WORK TO COMPLETE:
Omit the pictures and output every entry below exactly as written.

DATA FOR PROCESSING:

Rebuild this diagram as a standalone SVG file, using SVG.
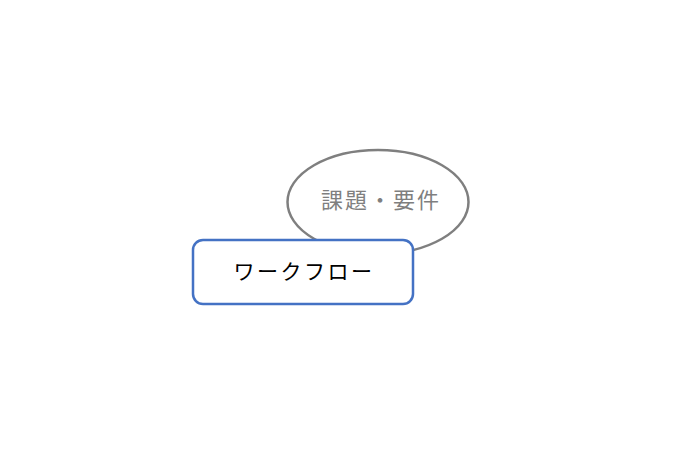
<svg xmlns="http://www.w3.org/2000/svg" width="680" height="460" viewBox="0 0 680 460">
<style>
.lbl{font-family:"Noto Sans CJK JP","Noto Sans",sans-serif;text-anchor:middle}
</style>
<rect width="680" height="460" fill="#ffffff"/>
<g id="connectors"></g>
<g id="node-kadai">
<ellipse cx="378" cy="202" rx="90.5" ry="52" fill="#ffffff" stroke="#7f7f7f" stroke-width="2.5"/>
<text class="lbl" x="381" y="208" fill="#7f7f7f" font-size="22" letter-spacing="2">課題・要件</text>
</g>
<g id="node-workflow">
<rect x="193" y="240" width="220" height="64" rx="10" ry="10" fill="#ffffff" stroke="#4472c4" stroke-width="2.5"/>
<text class="lbl" x="304" y="279" fill="#000000" font-size="21" letter-spacing="2.5">ワークフロー</text>
</g>
</svg>
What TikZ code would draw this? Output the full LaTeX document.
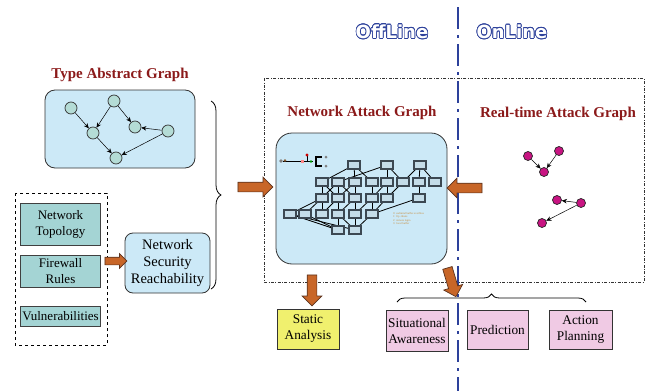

WRITTEN ANSWER:
Rebuild this diagram as a standalone SVG file, using SVG.
<svg xmlns="http://www.w3.org/2000/svg" width="680" height="460" viewBox="0 0 680 460">
<style>
.lbl{font-family:"Noto Sans CJK JP","Noto Sans",sans-serif;text-anchor:middle}
</style>
<rect width="680" height="460" fill="#ffffff"/>
<g id="connectors"></g>
<g id="node-kadai">
<ellipse cx="378" cy="202" rx="90.5" ry="52" fill="#ffffff" stroke="#7f7f7f" stroke-width="2.5"/>
<text class="lbl" x="381" y="208" fill="#7f7f7f" font-size="22" letter-spacing="2">課題・要件</text>
</g>
<g id="node-workflow">
<rect x="193" y="240" width="220" height="64" rx="10" ry="10" fill="#ffffff" stroke="#4472c4" stroke-width="2.5"/>
<text class="lbl" x="304" y="279" fill="#000000" font-size="21" letter-spacing="2.5">ワークフロー</text>
</g>
</svg>
What TikZ code would draw this? Output the full LaTeX document.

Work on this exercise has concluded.